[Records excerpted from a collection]
==============================

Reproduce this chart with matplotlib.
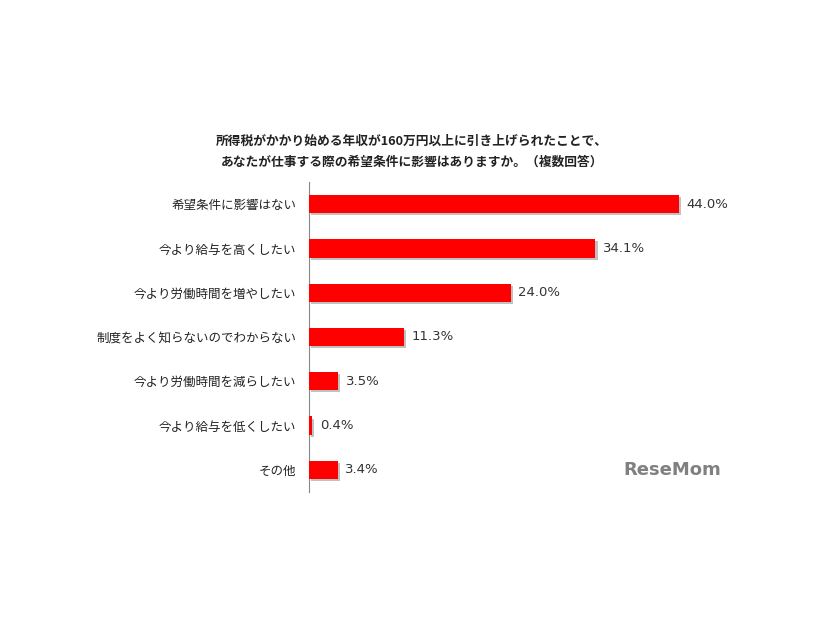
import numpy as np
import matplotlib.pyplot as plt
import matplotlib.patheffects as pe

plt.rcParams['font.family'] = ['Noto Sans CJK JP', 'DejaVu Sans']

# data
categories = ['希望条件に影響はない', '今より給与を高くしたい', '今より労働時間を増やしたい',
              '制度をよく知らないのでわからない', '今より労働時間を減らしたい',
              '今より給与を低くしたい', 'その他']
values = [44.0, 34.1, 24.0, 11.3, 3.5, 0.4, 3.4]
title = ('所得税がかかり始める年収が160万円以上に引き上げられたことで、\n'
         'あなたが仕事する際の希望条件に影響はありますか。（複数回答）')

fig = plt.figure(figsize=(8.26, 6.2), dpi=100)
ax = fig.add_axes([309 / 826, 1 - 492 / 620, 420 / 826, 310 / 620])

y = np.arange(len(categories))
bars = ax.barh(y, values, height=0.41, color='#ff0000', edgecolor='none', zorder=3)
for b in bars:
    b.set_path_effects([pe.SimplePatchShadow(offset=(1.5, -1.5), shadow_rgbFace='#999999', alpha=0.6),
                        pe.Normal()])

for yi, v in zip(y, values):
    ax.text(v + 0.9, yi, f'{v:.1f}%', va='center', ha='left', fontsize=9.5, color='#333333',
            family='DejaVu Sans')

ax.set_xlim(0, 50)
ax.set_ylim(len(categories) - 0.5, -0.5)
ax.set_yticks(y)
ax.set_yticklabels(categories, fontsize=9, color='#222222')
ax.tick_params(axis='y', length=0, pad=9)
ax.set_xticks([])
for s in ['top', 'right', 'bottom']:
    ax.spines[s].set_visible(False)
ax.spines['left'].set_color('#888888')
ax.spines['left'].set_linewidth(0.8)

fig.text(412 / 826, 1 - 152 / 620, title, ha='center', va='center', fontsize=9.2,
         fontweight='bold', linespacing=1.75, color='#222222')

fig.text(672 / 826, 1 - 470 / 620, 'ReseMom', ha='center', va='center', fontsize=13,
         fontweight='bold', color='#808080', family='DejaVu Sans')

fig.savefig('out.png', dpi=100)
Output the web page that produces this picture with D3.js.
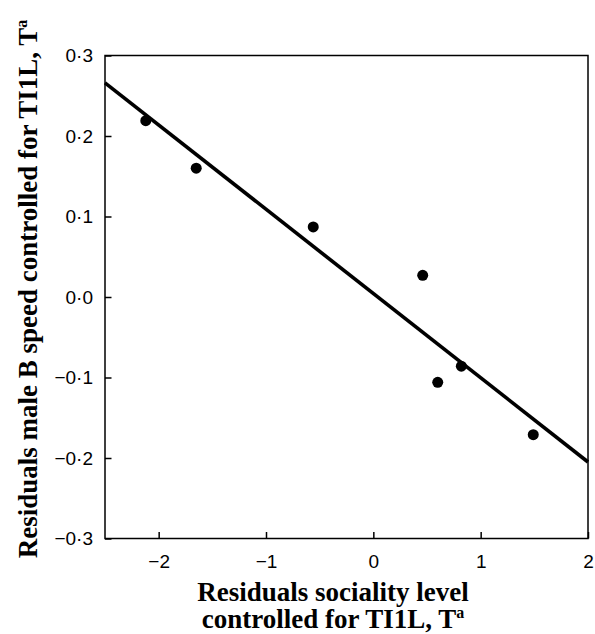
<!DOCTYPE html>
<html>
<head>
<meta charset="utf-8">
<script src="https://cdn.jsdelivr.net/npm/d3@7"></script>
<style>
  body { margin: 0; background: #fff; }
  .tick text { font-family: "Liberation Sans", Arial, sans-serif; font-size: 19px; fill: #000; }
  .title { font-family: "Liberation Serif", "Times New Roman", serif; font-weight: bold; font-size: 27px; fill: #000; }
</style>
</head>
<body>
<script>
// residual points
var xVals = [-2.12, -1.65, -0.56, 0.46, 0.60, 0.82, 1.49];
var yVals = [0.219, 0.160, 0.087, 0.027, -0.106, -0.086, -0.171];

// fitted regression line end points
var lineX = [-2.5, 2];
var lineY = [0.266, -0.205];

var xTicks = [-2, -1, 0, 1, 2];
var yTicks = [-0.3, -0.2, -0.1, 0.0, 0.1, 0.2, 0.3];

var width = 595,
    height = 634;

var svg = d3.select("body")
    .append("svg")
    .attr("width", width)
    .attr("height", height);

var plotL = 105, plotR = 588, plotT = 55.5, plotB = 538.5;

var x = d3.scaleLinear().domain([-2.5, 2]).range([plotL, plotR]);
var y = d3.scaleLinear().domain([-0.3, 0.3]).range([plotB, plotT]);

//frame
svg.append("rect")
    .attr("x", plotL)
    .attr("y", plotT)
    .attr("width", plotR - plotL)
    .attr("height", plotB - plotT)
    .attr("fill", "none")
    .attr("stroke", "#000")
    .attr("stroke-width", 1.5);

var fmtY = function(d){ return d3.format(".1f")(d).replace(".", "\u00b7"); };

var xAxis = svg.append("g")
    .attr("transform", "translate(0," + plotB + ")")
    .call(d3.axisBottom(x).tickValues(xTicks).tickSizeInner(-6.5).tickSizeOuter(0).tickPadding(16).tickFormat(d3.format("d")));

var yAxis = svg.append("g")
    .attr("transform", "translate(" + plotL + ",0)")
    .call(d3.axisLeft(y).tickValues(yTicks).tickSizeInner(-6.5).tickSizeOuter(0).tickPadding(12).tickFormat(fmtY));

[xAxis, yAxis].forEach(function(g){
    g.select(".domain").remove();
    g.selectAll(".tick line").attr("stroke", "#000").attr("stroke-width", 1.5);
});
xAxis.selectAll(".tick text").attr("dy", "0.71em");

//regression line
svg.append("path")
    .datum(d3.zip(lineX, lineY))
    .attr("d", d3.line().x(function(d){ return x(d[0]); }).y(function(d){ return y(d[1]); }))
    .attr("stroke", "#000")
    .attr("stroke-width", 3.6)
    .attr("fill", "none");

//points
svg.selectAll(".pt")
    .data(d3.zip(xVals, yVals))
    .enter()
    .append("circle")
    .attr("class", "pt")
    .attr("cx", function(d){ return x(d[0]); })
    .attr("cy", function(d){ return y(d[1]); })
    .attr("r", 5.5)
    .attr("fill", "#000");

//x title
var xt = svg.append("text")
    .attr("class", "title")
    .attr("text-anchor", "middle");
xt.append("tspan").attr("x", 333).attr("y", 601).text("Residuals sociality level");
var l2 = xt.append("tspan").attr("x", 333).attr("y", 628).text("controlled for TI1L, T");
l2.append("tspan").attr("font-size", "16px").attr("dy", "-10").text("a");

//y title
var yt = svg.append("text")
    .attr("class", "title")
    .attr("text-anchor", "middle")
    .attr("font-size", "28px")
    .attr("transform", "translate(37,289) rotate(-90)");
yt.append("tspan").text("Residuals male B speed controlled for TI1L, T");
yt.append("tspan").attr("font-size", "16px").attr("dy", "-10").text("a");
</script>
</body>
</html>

==============================

Repeat the material above verbatim, with no pictures in the output.

Reproduce this chart with matplotlib.
import numpy as np
import matplotlib.pyplot as plt
import matplotlib.patheffects as pe

plt.rcParams['font.family'] = ['Noto Sans CJK JP', 'DejaVu Sans']

# data
categories = ['希望条件に影響はない', '今より給与を高くしたい', '今より労働時間を増やしたい',
              '制度をよく知らないのでわからない', '今より労働時間を減らしたい',
              '今より給与を低くしたい', 'その他']
values = [44.0, 34.1, 24.0, 11.3, 3.5, 0.4, 3.4]
title = ('所得税がかかり始める年収が160万円以上に引き上げられたことで、\n'
         'あなたが仕事する際の希望条件に影響はありますか。（複数回答）')

fig = plt.figure(figsize=(8.26, 6.2), dpi=100)
ax = fig.add_axes([309 / 826, 1 - 492 / 620, 420 / 826, 310 / 620])

y = np.arange(len(categories))
bars = ax.barh(y, values, height=0.41, color='#ff0000', edgecolor='none', zorder=3)
for b in bars:
    b.set_path_effects([pe.SimplePatchShadow(offset=(1.5, -1.5), shadow_rgbFace='#999999', alpha=0.6),
                        pe.Normal()])

for yi, v in zip(y, values):
    ax.text(v + 0.9, yi, f'{v:.1f}%', va='center', ha='left', fontsize=9.5, color='#333333',
            family='DejaVu Sans')

ax.set_xlim(0, 50)
ax.set_ylim(len(categories) - 0.5, -0.5)
ax.set_yticks(y)
ax.set_yticklabels(categories, fontsize=9, color='#222222')
ax.tick_params(axis='y', length=0, pad=9)
ax.set_xticks([])
for s in ['top', 'right', 'bottom']:
    ax.spines[s].set_visible(False)
ax.spines['left'].set_color('#888888')
ax.spines['left'].set_linewidth(0.8)

fig.text(412 / 826, 1 - 152 / 620, title, ha='center', va='center', fontsize=9.2,
         fontweight='bold', linespacing=1.75, color='#222222')

fig.text(672 / 826, 1 - 470 / 620, 'ReseMom', ha='center', va='center', fontsize=13,
         fontweight='bold', color='#808080', family='DejaVu Sans')

fig.savefig('out.png', dpi=100)
Output the web page that produces this picture with D3.js.
<!DOCTYPE html>
<html>
<head>
<meta charset="utf-8">
<script src="https://cdn.jsdelivr.net/npm/d3@7"></script>
<style>
  body { margin: 0; background: #fff; }
  .tick text { font-family: "Liberation Sans", Arial, sans-serif; font-size: 19px; fill: #000; }
  .title { font-family: "Liberation Serif", "Times New Roman", serif; font-weight: bold; font-size: 27px; fill: #000; }
</style>
</head>
<body>
<script>
// residual points
var xVals = [-2.12, -1.65, -0.56, 0.46, 0.60, 0.82, 1.49];
var yVals = [0.219, 0.160, 0.087, 0.027, -0.106, -0.086, -0.171];

// fitted regression line end points
var lineX = [-2.5, 2];
var lineY = [0.266, -0.205];

var xTicks = [-2, -1, 0, 1, 2];
var yTicks = [-0.3, -0.2, -0.1, 0.0, 0.1, 0.2, 0.3];

var width = 595,
    height = 634;

var svg = d3.select("body")
    .append("svg")
    .attr("width", width)
    .attr("height", height);

var plotL = 105, plotR = 588, plotT = 55.5, plotB = 538.5;

var x = d3.scaleLinear().domain([-2.5, 2]).range([plotL, plotR]);
var y = d3.scaleLinear().domain([-0.3, 0.3]).range([plotB, plotT]);

//frame
svg.append("rect")
    .attr("x", plotL)
    .attr("y", plotT)
    .attr("width", plotR - plotL)
    .attr("height", plotB - plotT)
    .attr("fill", "none")
    .attr("stroke", "#000")
    .attr("stroke-width", 1.5);

var fmtY = function(d){ return d3.format(".1f")(d).replace(".", "\u00b7"); };

var xAxis = svg.append("g")
    .attr("transform", "translate(0," + plotB + ")")
    .call(d3.axisBottom(x).tickValues(xTicks).tickSizeInner(-6.5).tickSizeOuter(0).tickPadding(16).tickFormat(d3.format("d")));

var yAxis = svg.append("g")
    .attr("transform", "translate(" + plotL + ",0)")
    .call(d3.axisLeft(y).tickValues(yTicks).tickSizeInner(-6.5).tickSizeOuter(0).tickPadding(12).tickFormat(fmtY));

[xAxis, yAxis].forEach(function(g){
    g.select(".domain").remove();
    g.selectAll(".tick line").attr("stroke", "#000").attr("stroke-width", 1.5);
});
xAxis.selectAll(".tick text").attr("dy", "0.71em");

//regression line
svg.append("path")
    .datum(d3.zip(lineX, lineY))
    .attr("d", d3.line().x(function(d){ return x(d[0]); }).y(function(d){ return y(d[1]); }))
    .attr("stroke", "#000")
    .attr("stroke-width", 3.6)
    .attr("fill", "none");

//points
svg.selectAll(".pt")
    .data(d3.zip(xVals, yVals))
    .enter()
    .append("circle")
    .attr("class", "pt")
    .attr("cx", function(d){ return x(d[0]); })
    .attr("cy", function(d){ return y(d[1]); })
    .attr("r", 5.5)
    .attr("fill", "#000");

//x title
var xt = svg.append("text")
    .attr("class", "title")
    .attr("text-anchor", "middle");
xt.append("tspan").attr("x", 333).attr("y", 601).text("Residuals sociality level");
var l2 = xt.append("tspan").attr("x", 333).attr("y", 628).text("controlled for TI1L, T");
l2.append("tspan").attr("font-size", "16px").attr("dy", "-10").text("a");

//y title
var yt = svg.append("text")
    .attr("class", "title")
    .attr("text-anchor", "middle")
    .attr("font-size", "28px")
    .attr("transform", "translate(37,289) rotate(-90)");
yt.append("tspan").text("Residuals male B speed controlled for TI1L, T");
yt.append("tspan").attr("font-size", "16px").attr("dy", "-10").text("a");
</script>
</body>
</html>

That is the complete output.